→ Written task
Give back the full listing verbatim, apart from its images.
···
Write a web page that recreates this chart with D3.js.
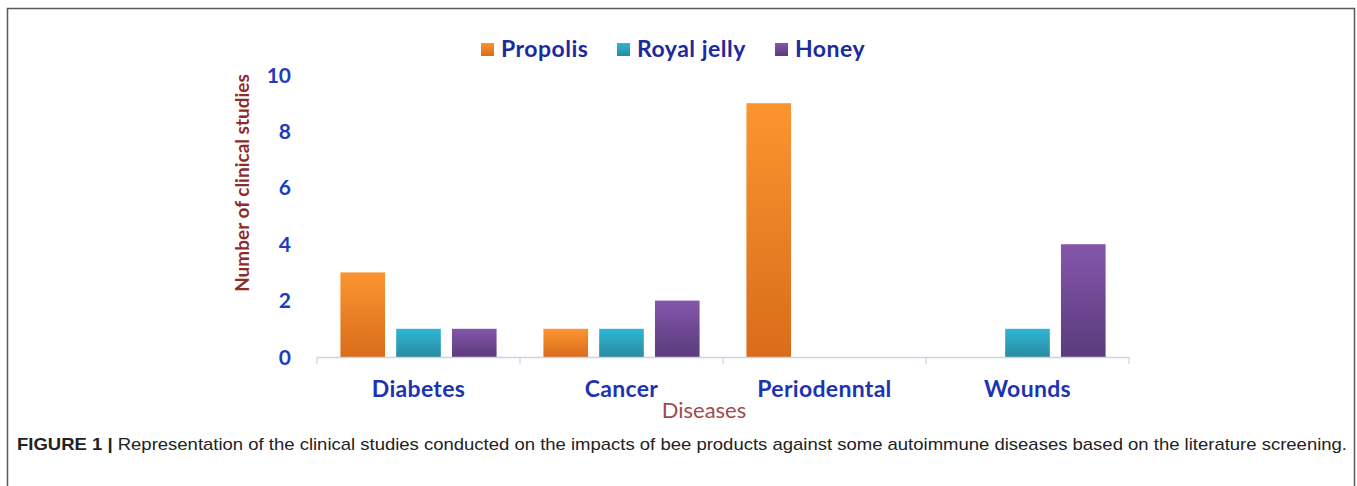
<!DOCTYPE html>
<html>
<head>
<meta charset="utf-8">
<script src="https://cdn.jsdelivr.net/npm/d3@7"></script>
<style>
  body { margin: 0; background: #fff; }
  svg { display: block; }
</style>
</head>
<body>
<svg id="chart" width="1357" height="486"></svg>
<script>
var diseases = ["Diabetes", "Cancer", "Periodenntal", "Wounds"];
var products = ["Propolis", "Royal jelly", "Honey"];
var propolis = [3, 1, 9, 0];
var royal_jelly = [1, 1, 0, 1];
var honey = [1, 2, 0, 4];
var y_ticks = [0, 2, 4, 6, 8, 10];

var series = [propolis, royal_jelly, honey];
var colors_top = ["#fb9530", "#2fb6d6", "#8456ab"];
var colors_bottom = ["#d96c1a", "#2a8aa0", "#5b3b7d"];

var svg = d3.select("#chart");

// frame
svg.append("rect")
    .attr("x", 7.5).attr("y", 8.5)
    .attr("width", 1347).attr("height", 490)
    .attr("fill", "none")
    .attr("stroke", "#5a5a5a")
    .attr("stroke-width", 1.5);

var defs = svg.append("defs");
products.forEach(function (p, i) {
    var g = defs.append("linearGradient")
        .attr("id", "grad" + i)
        .attr("x1", 0).attr("y1", 0).attr("x2", 0).attr("y2", 1);
    g.append("stop").attr("offset", "0%").attr("stop-color", colors_top[i]);
    g.append("stop").attr("offset", "100%").attr("stop-color", colors_bottom[i]);
});

var x0 = d3.scaleBand().domain(diseases).range([317, 1129]).paddingInner(0).paddingOuter(0);
var x1 = d3.scaleBand().domain(products).range([0, x0.bandwidth()]).paddingInner(0.2).paddingOuter(0.42);
var y = d3.scaleLinear().domain([0, 10]).range([357, 75]);

var fontMain = "Lato, 'Open Sans', sans-serif";

// y ticks
svg.append("g").selectAll("text")
    .data(y_ticks)
    .enter().append("text")
        .attr("x", 291)
        .attr("y", function (d) { return y(d); })
        .attr("dy", "0.36em")
        .attr("text-anchor", "end")
        .attr("font-family", fontMain)
        .attr("font-weight", "bold")
        .attr("font-size", "21px")
        .attr("fill", "#1c3cc0")
        .text(function (d) { return d; });

// bars
var groups = svg.append("g").selectAll("g")
    .data(diseases)
    .enter().append("g")
        .attr("transform", function (d) { return "translate(" + x0(d) + ",0)"; });

groups.selectAll("rect")
    .data(function (d, gi) {
        return products.map(function (p, si) { return {p: p, si: si, v: series[si][gi]}; });
    })
    .enter().append("rect")
        .filter(function (d) { return d.v > 0; })
        .attr("x", function (d) { return x1(d.p); })
        .attr("y", function (d) { return y(d.v); })
        .attr("width", x1.bandwidth())
        .attr("height", function (d) { return y(0) - y(d.v); })
        .attr("fill", function (d) { return "url(#grad" + d.si + ")"; });

// x axis line + tick marks
svg.append("line")
    .attr("x1", 317).attr("x2", 1129)
    .attr("y1", 357.5).attr("y2", 357.5)
    .attr("stroke", "#c9d3e6").attr("stroke-width", 1.5);
var bounds = diseases.map(function (d) { return x0(d); }).concat([x0.range()[1]]);
svg.append("g").selectAll("line")
    .data(bounds)
    .enter().append("line")
        .attr("x1", function (d) { return d; }).attr("x2", function (d) { return d; })
        .attr("y1", 357).attr("y2", 364)
        .attr("stroke", "#c9d3e6").attr("stroke-width", 1.2);

// category labels
svg.append("g").selectAll("text")
    .data(diseases)
    .enter().append("text")
        .attr("x", function (d) { return x0(d) + x0.bandwidth() / 2; })
        .attr("y", 397)
        .attr("text-anchor", "middle")
        .attr("font-family", fontMain)
        .attr("font-weight", "bold")
        .attr("font-size", "23px")
        .attr("letter-spacing", "0.3px")
        .attr("fill", "#1c34b4")
        .text(function (d) { return d; });

// axis titles
svg.append("text")
    .attr("x", 704).attr("y", 418)
    .attr("text-anchor", "middle")
    .attr("font-family", fontMain)
    .attr("font-size", "22px")
    .attr("fill", "#9e4a4e")
    .text("Diseases");

svg.append("text")
    .attr("transform", "translate(249,183) rotate(-90)")
    .attr("text-anchor", "middle")
    .attr("font-family", fontMain)
    .attr("font-weight", "bold")
    .attr("font-size", "19px")
    .attr("fill", "#8e2b2b")
    .text("Number of clinical studies");

// legend
var legend_x = [481, 617, 775];
var legend = svg.append("g").selectAll("g")
    .data(products)
    .enter().append("g")
        .attr("transform", function (d, i) { return "translate(" + legend_x[i] + ",43)"; });
legend.append("rect")
    .attr("width", 13).attr("height", 13)
    .attr("fill", function (d, i) { return "url(#grad" + i + ")"; });
legend.append("text")
    .attr("x", 20).attr("y", 14)
    .attr("font-family", fontMain)
    .attr("font-weight", "bold")
    .attr("font-size", "23px")
    .attr("letter-spacing", "0.5px")
    .attr("fill", "#1c2aa0")
    .text(function (d) { return d; });

// caption
var cap = svg.append("text")
    .attr("x", 17).attr("y", 450)
    .attr("font-family", "'Liberation Sans', Arial, sans-serif")
    .attr("font-size", "17px")
    .attr("fill", "#222")
    .attr("textLength", 1330)
    .attr("lengthAdjust", "spacingAndGlyphs");
cap.append("tspan").attr("font-weight", "bold").text("FIGURE 1 |");
cap.append("tspan").text(" Representation of the clinical studies conducted on the impacts of bee products against some autoimmune diseases based on the literature screening.");
</script>
</body>
</html>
···
→ Solution for this task
Write a web page that recreates this chart with D3.js.
<!DOCTYPE html>
<html>
<head>
<meta charset="utf-8">
<script src="https://cdn.jsdelivr.net/npm/d3@7"></script>
<style>
  body { margin: 0; background: #fff; }
  svg { display: block; }
</style>
</head>
<body>
<svg id="chart" width="1357" height="486"></svg>
<script>
var diseases = ["Diabetes", "Cancer", "Periodenntal", "Wounds"];
var products = ["Propolis", "Royal jelly", "Honey"];
var propolis = [3, 1, 9, 0];
var royal_jelly = [1, 1, 0, 1];
var honey = [1, 2, 0, 4];
var y_ticks = [0, 2, 4, 6, 8, 10];

var series = [propolis, royal_jelly, honey];
var colors_top = ["#fb9530", "#2fb6d6", "#8456ab"];
var colors_bottom = ["#d96c1a", "#2a8aa0", "#5b3b7d"];

var svg = d3.select("#chart");

// frame
svg.append("rect")
    .attr("x", 7.5).attr("y", 8.5)
    .attr("width", 1347).attr("height", 490)
    .attr("fill", "none")
    .attr("stroke", "#5a5a5a")
    .attr("stroke-width", 1.5);

var defs = svg.append("defs");
products.forEach(function (p, i) {
    var g = defs.append("linearGradient")
        .attr("id", "grad" + i)
        .attr("x1", 0).attr("y1", 0).attr("x2", 0).attr("y2", 1);
    g.append("stop").attr("offset", "0%").attr("stop-color", colors_top[i]);
    g.append("stop").attr("offset", "100%").attr("stop-color", colors_bottom[i]);
});

var x0 = d3.scaleBand().domain(diseases).range([317, 1129]).paddingInner(0).paddingOuter(0);
var x1 = d3.scaleBand().domain(products).range([0, x0.bandwidth()]).paddingInner(0.2).paddingOuter(0.42);
var y = d3.scaleLinear().domain([0, 10]).range([357, 75]);

var fontMain = "Lato, 'Open Sans', sans-serif";

// y ticks
svg.append("g").selectAll("text")
    .data(y_ticks)
    .enter().append("text")
        .attr("x", 291)
        .attr("y", function (d) { return y(d); })
        .attr("dy", "0.36em")
        .attr("text-anchor", "end")
        .attr("font-family", fontMain)
        .attr("font-weight", "bold")
        .attr("font-size", "21px")
        .attr("fill", "#1c3cc0")
        .text(function (d) { return d; });

// bars
var groups = svg.append("g").selectAll("g")
    .data(diseases)
    .enter().append("g")
        .attr("transform", function (d) { return "translate(" + x0(d) + ",0)"; });

groups.selectAll("rect")
    .data(function (d, gi) {
        return products.map(function (p, si) { return {p: p, si: si, v: series[si][gi]}; });
    })
    .enter().append("rect")
        .filter(function (d) { return d.v > 0; })
        .attr("x", function (d) { return x1(d.p); })
        .attr("y", function (d) { return y(d.v); })
        .attr("width", x1.bandwidth())
        .attr("height", function (d) { return y(0) - y(d.v); })
        .attr("fill", function (d) { return "url(#grad" + d.si + ")"; });

// x axis line + tick marks
svg.append("line")
    .attr("x1", 317).attr("x2", 1129)
    .attr("y1", 357.5).attr("y2", 357.5)
    .attr("stroke", "#c9d3e6").attr("stroke-width", 1.5);
var bounds = diseases.map(function (d) { return x0(d); }).concat([x0.range()[1]]);
svg.append("g").selectAll("line")
    .data(bounds)
    .enter().append("line")
        .attr("x1", function (d) { return d; }).attr("x2", function (d) { return d; })
        .attr("y1", 357).attr("y2", 364)
        .attr("stroke", "#c9d3e6").attr("stroke-width", 1.2);

// category labels
svg.append("g").selectAll("text")
    .data(diseases)
    .enter().append("text")
        .attr("x", function (d) { return x0(d) + x0.bandwidth() / 2; })
        .attr("y", 397)
        .attr("text-anchor", "middle")
        .attr("font-family", fontMain)
        .attr("font-weight", "bold")
        .attr("font-size", "23px")
        .attr("letter-spacing", "0.3px")
        .attr("fill", "#1c34b4")
        .text(function (d) { return d; });

// axis titles
svg.append("text")
    .attr("x", 704).attr("y", 418)
    .attr("text-anchor", "middle")
    .attr("font-family", fontMain)
    .attr("font-size", "22px")
    .attr("fill", "#9e4a4e")
    .text("Diseases");

svg.append("text")
    .attr("transform", "translate(249,183) rotate(-90)")
    .attr("text-anchor", "middle")
    .attr("font-family", fontMain)
    .attr("font-weight", "bold")
    .attr("font-size", "19px")
    .attr("fill", "#8e2b2b")
    .text("Number of clinical studies");

// legend
var legend_x = [481, 617, 775];
var legend = svg.append("g").selectAll("g")
    .data(products)
    .enter().append("g")
        .attr("transform", function (d, i) { return "translate(" + legend_x[i] + ",43)"; });
legend.append("rect")
    .attr("width", 13).attr("height", 13)
    .attr("fill", function (d, i) { return "url(#grad" + i + ")"; });
legend.append("text")
    .attr("x", 20).attr("y", 14)
    .attr("font-family", fontMain)
    .attr("font-weight", "bold")
    .attr("font-size", "23px")
    .attr("letter-spacing", "0.5px")
    .attr("fill", "#1c2aa0")
    .text(function (d) { return d; });

// caption
var cap = svg.append("text")
    .attr("x", 17).attr("y", 450)
    .attr("font-family", "'Liberation Sans', Arial, sans-serif")
    .attr("font-size", "17px")
    .attr("fill", "#222")
    .attr("textLength", 1330)
    .attr("lengthAdjust", "spacingAndGlyphs");
cap.append("tspan").attr("font-weight", "bold").text("FIGURE 1 |");
cap.append("tspan").text(" Representation of the clinical studies conducted on the impacts of bee products against some autoimmune diseases based on the literature screening.");
</script>
</body>
</html>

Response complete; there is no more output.